## WHAT IS BEING ASKED
Restate the full listing word for word and leave the pictures out.

## begin

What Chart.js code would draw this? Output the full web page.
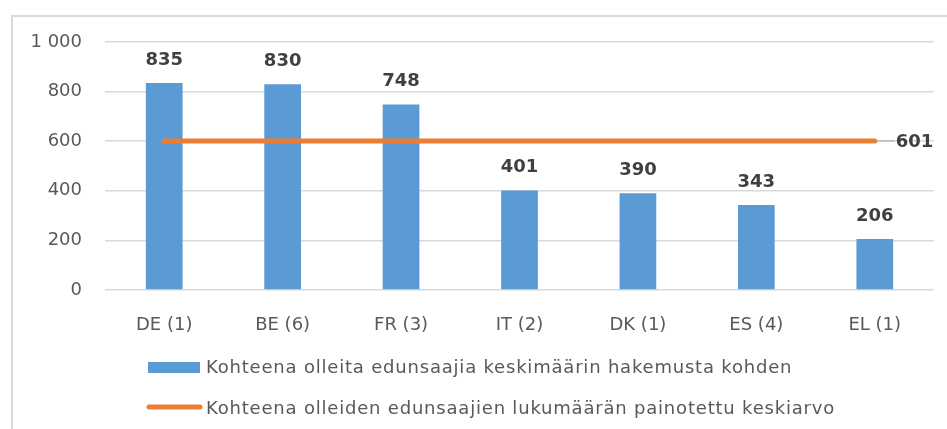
<!DOCTYPE html>
<html>
<head>
<meta charset="utf-8">
<script src="https://cdn.jsdelivr.net/npm/chart.js@4"></script>
<style>
    html, body { margin: 0; padding: 0; background: #fff; }
    #wrap { position: relative; width: 947px; height: 429px; }
</style>
</head>
<body>
<div id="wrap"><canvas id="chart" width="947" height="429"></canvas></div>
<script>
// Chart data
const categories = ['DE (1)', 'BE (6)', 'FR (3)', 'IT (2)', 'DK (1)', 'ES (4)', 'EL (1)'];
const barValues = [835, 830, 748, 401, 390, 343, 206];
const avgValues = [601, 601, 601, 601, 601, 601, 601];
const barLabel = 'Kohteena olleita edunsaajia keskimäärin hakemusta kohden';
const lineLabel = 'Kohteena olleiden edunsaajien lukumäärän painotettu keskiarvo';

const AXIS_FONT = '"DejaVu Sans", sans-serif';
const BLUE = '#5B9BD5';
const ORANGE = '#ED7D31';
const GREY_TEXT = '#595959';

// Frame, data labels and legend
const decorPlugin = {
    id: 'decor',
    afterDraw(chart) {
        const ctx = chart.ctx;
        ctx.save();

        // outer frame (top and left edges only)
        ctx.strokeStyle = '#D9D9D9';
        ctx.lineWidth = 2;
        ctx.beginPath();
        ctx.moveTo(12, 429);
        ctx.lineTo(12, 16);
        ctx.lineTo(947, 16);
        ctx.stroke();

        // bar value labels (dataset 1 = bars)
        ctx.font = 'bold 18px ' + AXIS_FONT;
        ctx.fillStyle = '#404040';
        ctx.textAlign = 'center';
        ctx.textBaseline = 'middle';
        chart.getDatasetMeta(1).data.forEach((bar, i) => {
            ctx.fillText(barValues[i], bar.x, bar.y - 23);
        });

        // label for the average line (dataset 0 = line)
        const pts = chart.getDatasetMeta(0).data;
        const last = pts[pts.length - 1];
        ctx.strokeStyle = '#A6A6A6';
        ctx.lineWidth = 1;
        ctx.beginPath();
        ctx.moveTo(last.x, last.y);
        ctx.lineTo(last.x + 20, last.y);
        ctx.stroke();
        ctx.textAlign = 'left';
        ctx.fillText(avgValues[avgValues.length - 1], last.x + 21, last.y + 1);

        // legend
        ctx.fillStyle = BLUE;
        ctx.fillRect(148, 362, 52, 11);
        ctx.strokeStyle = ORANGE;
        ctx.lineWidth = 5;
        ctx.lineCap = 'round';
        ctx.beginPath();
        ctx.moveTo(149, 407);
        ctx.lineTo(200, 407);
        ctx.stroke();
        ctx.font = '18px ' + AXIS_FONT;
        ctx.letterSpacing = '0.8px';
        ctx.fillStyle = GREY_TEXT;
        ctx.fillText(barLabel, 206, 368);
        ctx.fillText(lineLabel, 206, 409);

        ctx.restore();
    }
};

new Chart(document.getElementById('chart').getContext('2d'), {
    data: {
        labels: categories,
        datasets: [
            {
                type: 'line',
                label: lineLabel,
                data: avgValues,
                borderColor: ORANGE,
                borderWidth: 5,
                borderCapStyle: 'round',
                pointRadius: 0,
                fill: false,
                order: 0
            },
            {
                type: 'bar',
                label: barLabel,
                data: barValues,
                backgroundColor: BLUE,
                barPercentage: 0.31,
                categoryPercentage: 1,
                order: 1
            }
        ]
    },
    options: {
        responsive: false,
        animation: false,
        layout: { padding: { top: 42, right: 13, left: 0, bottom: 0 } },
        plugins: {
            legend: { display: false },
            tooltip: { enabled: false }
        },
        scales: {
            x: {
                grid: { display: false },
                border: { display: false },
                ticks: { color: GREY_TEXT, font: { family: AXIS_FONT, size: 18 }, padding: 17 },
                afterFit(s) { s.height = 139; }
            },
            y: {
                min: 0,
                max: 1000,
                grid: { color: '#D9D9D9', lineWidth: 1.5, drawTicks: false },
                border: { display: false },
                ticks: {
                    stepSize: 200,
                    padding: 23,
                    color: GREY_TEXT,
                    font: { family: AXIS_FONT, size: 18 },
                    callback: v => String(v).replace(/\B(?=(\d{3})+(?!\d))/g, ' ')
                },
                afterFit(s) { s.width = 105; }
            }
        }
    },
    plugins: [decorPlugin]
});
</script>
</body>
</html>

## end

## WORKED ANSWER
What Chart.js code would draw this? Output the full web page.
<!DOCTYPE html>
<html>
<head>
<meta charset="utf-8">
<script src="https://cdn.jsdelivr.net/npm/chart.js@4"></script>
<style>
    html, body { margin: 0; padding: 0; background: #fff; }
    #wrap { position: relative; width: 947px; height: 429px; }
</style>
</head>
<body>
<div id="wrap"><canvas id="chart" width="947" height="429"></canvas></div>
<script>
// Chart data
const categories = ['DE (1)', 'BE (6)', 'FR (3)', 'IT (2)', 'DK (1)', 'ES (4)', 'EL (1)'];
const barValues = [835, 830, 748, 401, 390, 343, 206];
const avgValues = [601, 601, 601, 601, 601, 601, 601];
const barLabel = 'Kohteena olleita edunsaajia keskimäärin hakemusta kohden';
const lineLabel = 'Kohteena olleiden edunsaajien lukumäärän painotettu keskiarvo';

const AXIS_FONT = '"DejaVu Sans", sans-serif';
const BLUE = '#5B9BD5';
const ORANGE = '#ED7D31';
const GREY_TEXT = '#595959';

// Frame, data labels and legend
const decorPlugin = {
    id: 'decor',
    afterDraw(chart) {
        const ctx = chart.ctx;
        ctx.save();

        // outer frame (top and left edges only)
        ctx.strokeStyle = '#D9D9D9';
        ctx.lineWidth = 2;
        ctx.beginPath();
        ctx.moveTo(12, 429);
        ctx.lineTo(12, 16);
        ctx.lineTo(947, 16);
        ctx.stroke();

        // bar value labels (dataset 1 = bars)
        ctx.font = 'bold 18px ' + AXIS_FONT;
        ctx.fillStyle = '#404040';
        ctx.textAlign = 'center';
        ctx.textBaseline = 'middle';
        chart.getDatasetMeta(1).data.forEach((bar, i) => {
            ctx.fillText(barValues[i], bar.x, bar.y - 23);
        });

        // label for the average line (dataset 0 = line)
        const pts = chart.getDatasetMeta(0).data;
        const last = pts[pts.length - 1];
        ctx.strokeStyle = '#A6A6A6';
        ctx.lineWidth = 1;
        ctx.beginPath();
        ctx.moveTo(last.x, last.y);
        ctx.lineTo(last.x + 20, last.y);
        ctx.stroke();
        ctx.textAlign = 'left';
        ctx.fillText(avgValues[avgValues.length - 1], last.x + 21, last.y + 1);

        // legend
        ctx.fillStyle = BLUE;
        ctx.fillRect(148, 362, 52, 11);
        ctx.strokeStyle = ORANGE;
        ctx.lineWidth = 5;
        ctx.lineCap = 'round';
        ctx.beginPath();
        ctx.moveTo(149, 407);
        ctx.lineTo(200, 407);
        ctx.stroke();
        ctx.font = '18px ' + AXIS_FONT;
        ctx.letterSpacing = '0.8px';
        ctx.fillStyle = GREY_TEXT;
        ctx.fillText(barLabel, 206, 368);
        ctx.fillText(lineLabel, 206, 409);

        ctx.restore();
    }
};

new Chart(document.getElementById('chart').getContext('2d'), {
    data: {
        labels: categories,
        datasets: [
            {
                type: 'line',
                label: lineLabel,
                data: avgValues,
                borderColor: ORANGE,
                borderWidth: 5,
                borderCapStyle: 'round',
                pointRadius: 0,
                fill: false,
                order: 0
            },
            {
                type: 'bar',
                label: barLabel,
                data: barValues,
                backgroundColor: BLUE,
                barPercentage: 0.31,
                categoryPercentage: 1,
                order: 1
            }
        ]
    },
    options: {
        responsive: false,
        animation: false,
        layout: { padding: { top: 42, right: 13, left: 0, bottom: 0 } },
        plugins: {
            legend: { display: false },
            tooltip: { enabled: false }
        },
        scales: {
            x: {
                grid: { display: false },
                border: { display: false },
                ticks: { color: GREY_TEXT, font: { family: AXIS_FONT, size: 18 }, padding: 17 },
                afterFit(s) { s.height = 139; }
            },
            y: {
                min: 0,
                max: 1000,
                grid: { color: '#D9D9D9', lineWidth: 1.5, drawTicks: false },
                border: { display: false },
                ticks: {
                    stepSize: 200,
                    padding: 23,
                    color: GREY_TEXT,
                    font: { family: AXIS_FONT, size: 18 },
                    callback: v => String(v).replace(/\B(?=(\d{3})+(?!\d))/g, ' ')
                },
                afterFit(s) { s.width = 105; }
            }
        }
    },
    plugins: [decorPlugin]
});
</script>
</body>
</html>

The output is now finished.